#### [EXERCISE TASK]
Go through the data below and copy it exactly, skipping every picture.
┌──
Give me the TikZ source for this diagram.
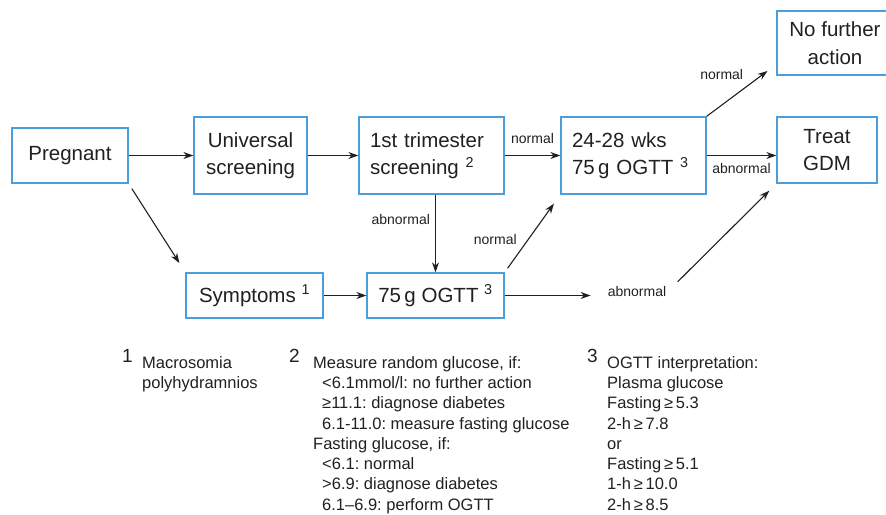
\documentclass[tikz,border=0pt]{standalone}
\usepackage{fontspec}
\setmainfont{Liberation Sans}
\usetikzlibrary{arrows.meta,positioning}
\definecolor{boxblue}{RGB}{76,158,218}
\definecolor{ink}{RGB}{35,31,32}
\frenchspacing

\begin{document}
\begin{tikzpicture}[x=1pt,y=-1pt,>={Stealth[length=10pt,width=7pt]},
  box/.style={draw=boxblue,line width=1.3pt,text=ink,inner sep=0pt,
    font=\fontsize{20.5}{27.5}\selectfont},
  lbox/.style={box,align=left,inner xsep=11pt,text width=123pt,minimum height=77pt},
  lbl/.style={text=ink,inner sep=2pt,font=\fontsize{14}{16}\selectfont},
  note/.style={text=ink,inner sep=0pt,align=left,anchor=north west,
    font=\fontsize{16.5}{20.3}\selectfont},
  num/.style={text=ink,inner sep=0pt,anchor=base west,font=\fontsize{19}{20}\selectfont}]
\useasboundingbox (0,0) rectangle (886,514);

\node[box,minimum width=116pt,minimum height=55pt] (preg) at (70,155.5) {Pregnant};
\node[box,align=center,minimum width=113pt,minimum height=77pt] (univ) at (250.5,155.5) {Universal\\screening};
\node[lbox] (first) at (431.5,155.5) {1st trimester\\screening \textsuperscript{2}};
\node[lbox] (wks) at (633.5,155.5) {24-28 wks\\75\,g OGTT \textsuperscript{3}};
\node[box,align=center,minimum width=116pt,minimum height=64pt] (nofurther) at (835,43) {No further\\action};
\node[box,align=center,minimum width=100pt,minimum height=66pt] (treat) at (827,150) {Treat\\GDM};
\node[box,minimum width=137pt,minimum height=45pt] (symp) at (254.5,295.5) {Symptoms \textsuperscript{1}};
\node[box,minimum width=137pt,minimum height=45pt] (ogtt) at (435.5,295.5) {75\,g OGTT \textsuperscript{3}};
\node[lbl] (abn) at (637,291) {abnormal};

\path[->,every edge/.style={draw=ink,line width=1.1pt}]
(preg) edge (univ)
(univ) edge (first)
(first) edge node[lbl,above=9pt] {normal} (wks)
(wks.east) edge node[lbl,below=5pt] {abnormal} (wks.east -| treat.west)
(wks.north east) edge[shorten >=11pt] node[lbl,pos=0.6,above left=4pt] {normal} (nofurther.-160)
(preg.south east) edge[shorten <=6pt,shorten >=11pt] (symp.north west)
(symp) edge (ogtt)
(ogtt.north |- first.south) edge node[lbl,pos=0.32,left=3pt] {abnormal} (ogtt.north)
(ogtt.north east) edge[shorten <=5pt,shorten >=11pt] node[lbl,pos=0.3,above left=3pt] {normal} (wks.south west)
(ogtt.east) edge[shorten >=15pt] (ogtt.east -| abn.west)
(abn.east) edge[shorten <=13pt,shorten >=10pt] (treat.south west);

% footnotes
\node[num] (n1) at (122,362) {1};
\node[note] (f1) at (142,356) {Macrosomia\\polyhydramnios};
\node[num] (n2) at (289,362) {2};
\node[note] (f2) at (313,356) {Measure random glucose, if:\\
  \hspace*{9pt}<6.1mmol/l: no further action\\
  \hspace*{9pt}≥11.1: diagnose diabetes\\
  \hspace*{9pt}6.1-11.0: measure fasting glucose\\
  Fasting glucose, if:\\
  \hspace*{9pt}<6.1: normal\\
  \hspace*{9pt}>6.9: diagnose diabetes\\
  \hspace*{9pt}6.1–6.9: perform OGTT};
\node[num] (n3) at (587,362) {3};
\node[note] (f3) at (607,356) {OGTT interpretation:\\
  Plasma glucose\\
  Fasting\,≥\,5.3\\
  2-h\,≥\,7.8\\
  or\\
  Fasting\,≥\,5.1\\
  1-h\,≥\,10.0\\
  2-h\,≥\,8.5};
\end{tikzpicture}
\end{document}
└──
#### [TASK RESULT]
Give me the TikZ source for this diagram.
\documentclass[tikz,border=0pt]{standalone}
\usepackage{fontspec}
\setmainfont{Liberation Sans}
\usetikzlibrary{arrows.meta,positioning}
\definecolor{boxblue}{RGB}{76,158,218}
\definecolor{ink}{RGB}{35,31,32}
\frenchspacing

\begin{document}
\begin{tikzpicture}[x=1pt,y=-1pt,>={Stealth[length=10pt,width=7pt]},
  box/.style={draw=boxblue,line width=1.3pt,text=ink,inner sep=0pt,
    font=\fontsize{20.5}{27.5}\selectfont},
  lbox/.style={box,align=left,inner xsep=11pt,text width=123pt,minimum height=77pt},
  lbl/.style={text=ink,inner sep=2pt,font=\fontsize{14}{16}\selectfont},
  note/.style={text=ink,inner sep=0pt,align=left,anchor=north west,
    font=\fontsize{16.5}{20.3}\selectfont},
  num/.style={text=ink,inner sep=0pt,anchor=base west,font=\fontsize{19}{20}\selectfont}]
\useasboundingbox (0,0) rectangle (886,514);

\node[box,minimum width=116pt,minimum height=55pt] (preg) at (70,155.5) {Pregnant};
\node[box,align=center,minimum width=113pt,minimum height=77pt] (univ) at (250.5,155.5) {Universal\\screening};
\node[lbox] (first) at (431.5,155.5) {1st trimester\\screening \textsuperscript{2}};
\node[lbox] (wks) at (633.5,155.5) {24-28 wks\\75\,g OGTT \textsuperscript{3}};
\node[box,align=center,minimum width=116pt,minimum height=64pt] (nofurther) at (835,43) {No further\\action};
\node[box,align=center,minimum width=100pt,minimum height=66pt] (treat) at (827,150) {Treat\\GDM};
\node[box,minimum width=137pt,minimum height=45pt] (symp) at (254.5,295.5) {Symptoms \textsuperscript{1}};
\node[box,minimum width=137pt,minimum height=45pt] (ogtt) at (435.5,295.5) {75\,g OGTT \textsuperscript{3}};
\node[lbl] (abn) at (637,291) {abnormal};

\path[->,every edge/.style={draw=ink,line width=1.1pt}]
(preg) edge (univ)
(univ) edge (first)
(first) edge node[lbl,above=9pt] {normal} (wks)
(wks.east) edge node[lbl,below=5pt] {abnormal} (wks.east -| treat.west)
(wks.north east) edge[shorten >=11pt] node[lbl,pos=0.6,above left=4pt] {normal} (nofurther.-160)
(preg.south east) edge[shorten <=6pt,shorten >=11pt] (symp.north west)
(symp) edge (ogtt)
(ogtt.north |- first.south) edge node[lbl,pos=0.32,left=3pt] {abnormal} (ogtt.north)
(ogtt.north east) edge[shorten <=5pt,shorten >=11pt] node[lbl,pos=0.3,above left=3pt] {normal} (wks.south west)
(ogtt.east) edge[shorten >=15pt] (ogtt.east -| abn.west)
(abn.east) edge[shorten <=13pt,shorten >=10pt] (treat.south west);

% footnotes
\node[num] (n1) at (122,362) {1};
\node[note] (f1) at (142,356) {Macrosomia\\polyhydramnios};
\node[num] (n2) at (289,362) {2};
\node[note] (f2) at (313,356) {Measure random glucose, if:\\
  \hspace*{9pt}<6.1mmol/l: no further action\\
  \hspace*{9pt}≥11.1: diagnose diabetes\\
  \hspace*{9pt}6.1-11.0: measure fasting glucose\\
  Fasting glucose, if:\\
  \hspace*{9pt}<6.1: normal\\
  \hspace*{9pt}>6.9: diagnose diabetes\\
  \hspace*{9pt}6.1–6.9: perform OGTT};
\node[num] (n3) at (587,362) {3};
\node[note] (f3) at (607,356) {OGTT interpretation:\\
  Plasma glucose\\
  Fasting\,≥\,5.3\\
  2-h\,≥\,7.8\\
  or\\
  Fasting\,≥\,5.1\\
  1-h\,≥\,10.0\\
  2-h\,≥\,8.5};
\end{tikzpicture}
\end{document}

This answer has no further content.